I think of myself as a science based trainer. This means that I think a lot about what behavioural science says and I analyse situations using the tool behavioural science gives us. Essentially that is usually ‘classical conditioning’ (thanks Pavlov! https://en.wikipedia.org/wiki/Classical_conditioning) and ‘Operant Conditioning ‘ (Thanks Skinner! https://en.wikipedia.org/wiki/Operant_conditioning). Hey it even works on humans… It makes things a lot easier. You don’t need to remember a lot of stories about wolves or rules about who eats first and worry about whether your dog is somehow in a war for dominance… you just need to understand body language and how to analyse inputs and outputs.

In operant conditioning when we think about punishing our dogs, say by kneeing them in the chest when they jump up, we are talking about ‘positive punishment’.

This blog post is largely about why I spent the effort to recast my instinct for positive punishment to stop my dog doing something annoying into either negative punishment or by working out what I want to dog to do instead and positively rewarding that. In our jumping up case that means I would withhold the reward the dog gets when it jumps up, so I ignore it (negative punishment) or by training a sit and rewarding that with lots of fuss.

All the science terms can get pretty confusing. As a short cut, this is what I do when a dog does something annoying or inappropriate:

1. Work out what the dog is getting out of doing the thing and then take that away
2. Work out what I want the dog to do instead and train the dog to do that instead

Simple! And I didn’t even have to hit a dog or get a degree in behavioural science…

Okay, you, my lovely reader, is saying. This seems like a lot of effort. What’s wrong with just shouting at the dog? I like ranting and I’m not like, abusing the dog, and he still loves me so why go to all this bother?
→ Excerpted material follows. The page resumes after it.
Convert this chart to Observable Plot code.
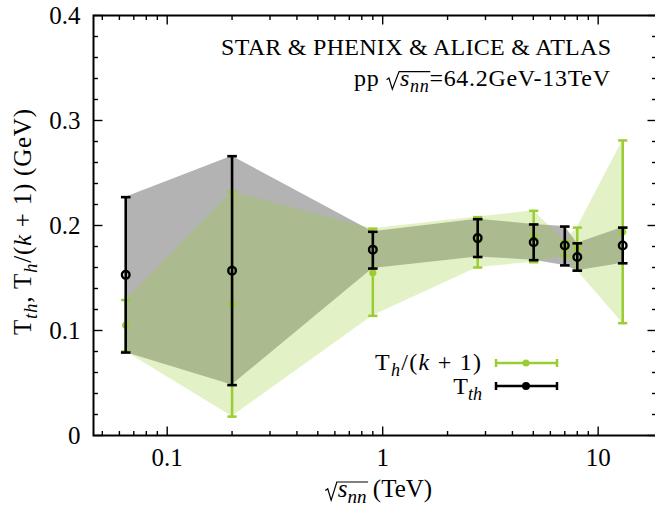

• Science says positive punishment is less effective over the long term. I was all set to write a huge paper on this, when I realised that the Gun Dog Club recently did it for me…. http://www.thegundogclub.co.uk/wp-content/uploads/2018/03/The-Evidence-For-Positive-Reinforcement-Training-6.pdf. Thanks!
• Positive punishment is hard to do well and most pet dog owners don’t. If it worked you wouldn’t have to keep shouting no at your dog would you? What does the normal pet owner find so difficult about it? Timing and how nasty the dog finds the punishment. You need to time the punishment so that the dog understands that it is a consequence of its behaviour, otherwise the dog just thinks you randomly shout at it or hit it. Also the dog must find the punishment horrible enough that it is worth giving up the reward the behaviour brings in itself. Just shouting No is unpleasant but usually not unpleasant enough. The big difference I see with how effective traditional punishment using dog trainers are versus people who have pets is that they understand timing and make sure they only use things that are nasty enough to work.
• Positive punishment goes wrong, and when it does it can really go wrong. Google Caesar Milan getting bitten. Think about it from the dogs’ perspective. You are doing normal doggy things then BAM! You get hit. What do you do? Some dogs, like some people, are easy going, but a good % of them with react by biting. (http://www.vetmed.ucdavis.edu/vmth/local_resources/pdfs/behavior_pdfs/AVSAB_Punishment_Statements.pdf is a nice summary of the science by the American Veterinary Society of Animal Behavior (yeah they can’t spell behaviour).
• I like my dogs and I like them to like learning. Other side effects of punishment can be that the dog comes to associate training with being uncomfortable or worse, comes to associate me with being uncomfortable. This is not why I have pet dogs. I have them because I like them and enjoy being with them. I enjoy training them. I want them to enjoy my company and enjoy training too. It makes for faster and better learning. For example, when you were at school did you learn quicker in the classes where the teacher made it fun, or the classes when you thought the teacher would randomly shout at you? Thought so.

Does this mean I have rude dogs? Well actually I do have a rude dog. Her name is Boo, I’ve had her 3 months and she came to me only with the manners the rescue staff and fosterer could teach her in a few months, when a lot of that time was dedicated to making her healthy again after being starved and neglected. But give me 6 months and I will have a polite dog. One who sits for attention, comes when called, doesn’t snatch food from your plate and doesn’t pull on the lead. Not using positive punishment doesn’t mean I don’t believe that dogs shouldn’t have manners. I just work out what the dog is getting out of the bad behaviour and take that away and I train the behaviour I want instead.

Which brings me to the Pawfully Pawsitive Weekend Dog Blog. It’s not going to be a weekly rant. Instead, I’ll work out what I want to see instead and I’m going to talk about how great that is. Hope you’ll enjoy reading it as much as I will writing it.